> EXERCISE GOAL: Quote the listing below in its entirety, omitting every image.

> COLLECTED MATERIAL:
---
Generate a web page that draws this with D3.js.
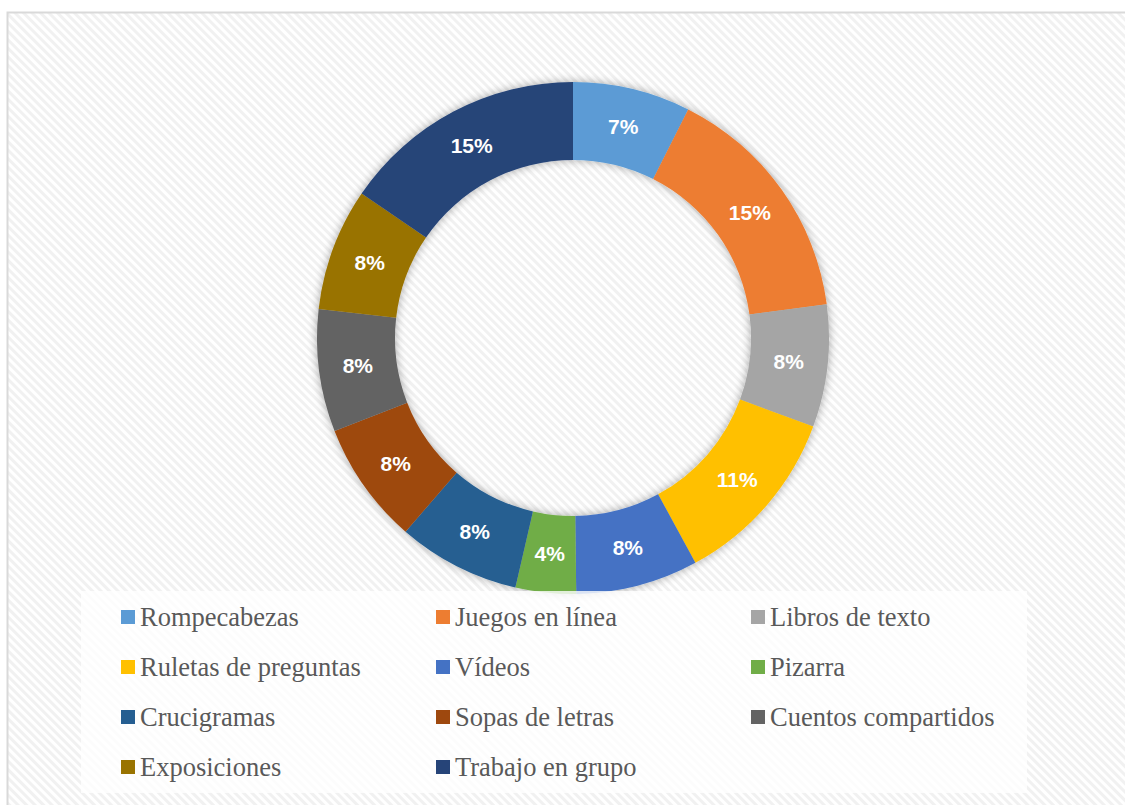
<!DOCTYPE html>
<html>
<head>
<meta charset="utf-8">
<script src="https://cdn.jsdelivr.net/npm/d3@7"></script>
<style>
    body { margin: 0; background: #fff; }
    svg { display: block; }
</style>
</head>
<body>
<div id="chart"></div>
<script>
const categories = ['Rompecabezas', 'Juegos en línea', 'Libros de texto', 'Ruletas de preguntas',
    'Vídeos', 'Pizarra', 'Crucigramas', 'Sopas de letras', 'Cuentos compartidos',
    'Exposiciones', 'Trabajo en grupo'];
const values = [7.4, 15.4, 7.7, 11.4, 7.7, 3.8, 7.7, 7.7, 7.7, 7.7, 15.4];
const colors = ['#5b9bd5', '#ed7d31', '#a5a5a5', '#ffc000', '#4472c4', '#70ad47',
    '#255e91', '#9e480e', '#636363', '#997300', '#264478'];

const width = 1125;
const height = 805;
const cx = 573, cy = 338;
const outerR = 256, innerR = 178;

const svg = d3.select('#chart').append('svg')
    .attr('width', width)
    .attr('height', height);

const defs = svg.append('defs');

// diagonal hatch used by the chart area
const hatch = defs.append('pattern')
    .attr('id', 'hatch')
    .attr('patternUnits', 'userSpaceOnUse')
    .attr('width', 6)
    .attr('height', 6)
    .attr('patternTransform', 'rotate(-45)');
hatch.append('rect').attr('width', 6).attr('height', 6).attr('fill', '#ffffff');
hatch.append('rect').attr('width', 3).attr('height', 6).attr('fill', '#f1f1f1');

const shadow = defs.append('filter')
    .attr('id', 'shadow')
    .attr('x', '-20%').attr('y', '-20%')
    .attr('width', '140%').attr('height', '140%');
shadow.append('feGaussianBlur')
    .attr('in', 'SourceAlpha')
    .attr('stdDeviation', 5);
shadow.append('feOffset').attr('dx', 0).attr('dy', 0).attr('result', 'blur');
shadow.append('feComponentTransfer')
    .append('feFuncA').attr('type', 'linear').attr('slope', 0.35);
const merge = shadow.append('feMerge');
merge.append('feMergeNode');
merge.append('feMergeNode').attr('in', 'SourceGraphic');

// chart area with border
svg.append('rect')
    .attr('x', 7.5)
    .attr('y', 12.5)
    .attr('width', width)
    .attr('height', height)
    .attr('fill', 'url(#hatch)')
    .attr('stroke', '#d9d9d9')
    .attr('stroke-width', 2);

const pie = d3.pie()
    .sort(null)
    .value((d) => d.value);

const arc = d3.arc()
    .innerRadius(innerR)
    .outerRadius(outerR);

const labelArc = d3.arc()
    .innerRadius((innerR + outerR) / 2)
    .outerRadius((innerR + outerR) / 2);

const data = categories.map((name, i) => {
    return {name: name, value: values[i], color: colors[i]};
});

const g = svg.append('g')
    .attr('transform', 'translate(' + cx + ',' + cy + ')');

const slices = g.append('g').attr('filter', 'url(#shadow)');

slices.selectAll('path')
    .data(pie(data))
    .enter()
.append('path')
    .attr('d', arc)
    .attr('fill', (d) => d.data.color);

g.selectAll('.label')
    .data(pie(data))
    .enter()
.append('text')
    .attr('class', 'label')
    .attr('transform', (d) => 'translate(' + labelArc.centroid(d) + ')')
    .attr('dy', '0.35em')
    .attr('text-anchor', 'middle')
    .style('font', 'bold 21px "Liberation Sans", Arial, sans-serif')
    .style('fill', '#ffffff')
    .text((d) => Math.round(d.data.value) + '%');

// legend
const legendBox = {x: 81, y: 591, w: 946, h: 202};
svg.append('rect')
    .attr('x', legendBox.x)
    .attr('y', legendBox.y)
    .attr('width', legendBox.w)
    .attr('height', legendBox.h)
    .attr('fill', '#ffffff')
    .attr('fill-opacity', 0.8);

const colX = d3.scaleOrdinal().domain([0, 1, 2]).range([121, 436, 751]);
const rowY = d3.scaleLinear().domain([0, 1]).range([617, 667]);

const legend = svg.selectAll('.legend')
    .data(data)
    .enter()
.append('g')
    .attr('class', 'legend')
    .attr('transform', (d, i) => 'translate(' + colX(i % 3) + ',' + rowY(Math.floor(i / 3)) + ')');

legend.append('rect')
    .attr('x', 0)
    .attr('y', -7)
    .attr('width', 14)
    .attr('height', 14)
    .attr('fill', (d) => d.color);

legend.append('text')
    .attr('x', 19)
    .attr('dy', '0.35em')
    .style('font', '26.5px "Liberation Serif", "Times New Roman", serif')
    .style('fill', '#595959')
    .text((d) => d.name);
</script>
</body>
</html>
---
> ANSWER FOR THIS EXERCISE:
Generate a web page that draws this with D3.js.
<!DOCTYPE html>
<html>
<head>
<meta charset="utf-8">
<script src="https://cdn.jsdelivr.net/npm/d3@7"></script>
<style>
    body { margin: 0; background: #fff; }
    svg { display: block; }
</style>
</head>
<body>
<div id="chart"></div>
<script>
const categories = ['Rompecabezas', 'Juegos en línea', 'Libros de texto', 'Ruletas de preguntas',
    'Vídeos', 'Pizarra', 'Crucigramas', 'Sopas de letras', 'Cuentos compartidos',
    'Exposiciones', 'Trabajo en grupo'];
const values = [7.4, 15.4, 7.7, 11.4, 7.7, 3.8, 7.7, 7.7, 7.7, 7.7, 15.4];
const colors = ['#5b9bd5', '#ed7d31', '#a5a5a5', '#ffc000', '#4472c4', '#70ad47',
    '#255e91', '#9e480e', '#636363', '#997300', '#264478'];

const width = 1125;
const height = 805;
const cx = 573, cy = 338;
const outerR = 256, innerR = 178;

const svg = d3.select('#chart').append('svg')
    .attr('width', width)
    .attr('height', height);

const defs = svg.append('defs');

// diagonal hatch used by the chart area
const hatch = defs.append('pattern')
    .attr('id', 'hatch')
    .attr('patternUnits', 'userSpaceOnUse')
    .attr('width', 6)
    .attr('height', 6)
    .attr('patternTransform', 'rotate(-45)');
hatch.append('rect').attr('width', 6).attr('height', 6).attr('fill', '#ffffff');
hatch.append('rect').attr('width', 3).attr('height', 6).attr('fill', '#f1f1f1');

const shadow = defs.append('filter')
    .attr('id', 'shadow')
    .attr('x', '-20%').attr('y', '-20%')
    .attr('width', '140%').attr('height', '140%');
shadow.append('feGaussianBlur')
    .attr('in', 'SourceAlpha')
    .attr('stdDeviation', 5);
shadow.append('feOffset').attr('dx', 0).attr('dy', 0).attr('result', 'blur');
shadow.append('feComponentTransfer')
    .append('feFuncA').attr('type', 'linear').attr('slope', 0.35);
const merge = shadow.append('feMerge');
merge.append('feMergeNode');
merge.append('feMergeNode').attr('in', 'SourceGraphic');

// chart area with border
svg.append('rect')
    .attr('x', 7.5)
    .attr('y', 12.5)
    .attr('width', width)
    .attr('height', height)
    .attr('fill', 'url(#hatch)')
    .attr('stroke', '#d9d9d9')
    .attr('stroke-width', 2);

const pie = d3.pie()
    .sort(null)
    .value((d) => d.value);

const arc = d3.arc()
    .innerRadius(innerR)
    .outerRadius(outerR);

const labelArc = d3.arc()
    .innerRadius((innerR + outerR) / 2)
    .outerRadius((innerR + outerR) / 2);

const data = categories.map((name, i) => {
    return {name: name, value: values[i], color: colors[i]};
});

const g = svg.append('g')
    .attr('transform', 'translate(' + cx + ',' + cy + ')');

const slices = g.append('g').attr('filter', 'url(#shadow)');

slices.selectAll('path')
    .data(pie(data))
    .enter()
.append('path')
    .attr('d', arc)
    .attr('fill', (d) => d.data.color);

g.selectAll('.label')
    .data(pie(data))
    .enter()
.append('text')
    .attr('class', 'label')
    .attr('transform', (d) => 'translate(' + labelArc.centroid(d) + ')')
    .attr('dy', '0.35em')
    .attr('text-anchor', 'middle')
    .style('font', 'bold 21px "Liberation Sans", Arial, sans-serif')
    .style('fill', '#ffffff')
    .text((d) => Math.round(d.data.value) + '%');

// legend
const legendBox = {x: 81, y: 591, w: 946, h: 202};
svg.append('rect')
    .attr('x', legendBox.x)
    .attr('y', legendBox.y)
    .attr('width', legendBox.w)
    .attr('height', legendBox.h)
    .attr('fill', '#ffffff')
    .attr('fill-opacity', 0.8);

const colX = d3.scaleOrdinal().domain([0, 1, 2]).range([121, 436, 751]);
const rowY = d3.scaleLinear().domain([0, 1]).range([617, 667]);

const legend = svg.selectAll('.legend')
    .data(data)
    .enter()
.append('g')
    .attr('class', 'legend')
    .attr('transform', (d, i) => 'translate(' + colX(i % 3) + ',' + rowY(Math.floor(i / 3)) + ')');

legend.append('rect')
    .attr('x', 0)
    .attr('y', -7)
    .attr('width', 14)
    .attr('height', 14)
    .attr('fill', (d) => d.color);

legend.append('text')
    .attr('x', 19)
    .attr('dy', '0.35em')
    .style('font', '26.5px "Liberation Serif", "Times New Roman", serif')
    .style('fill', '#595959')
    .text((d) => d.name);
</script>
</body>
</html>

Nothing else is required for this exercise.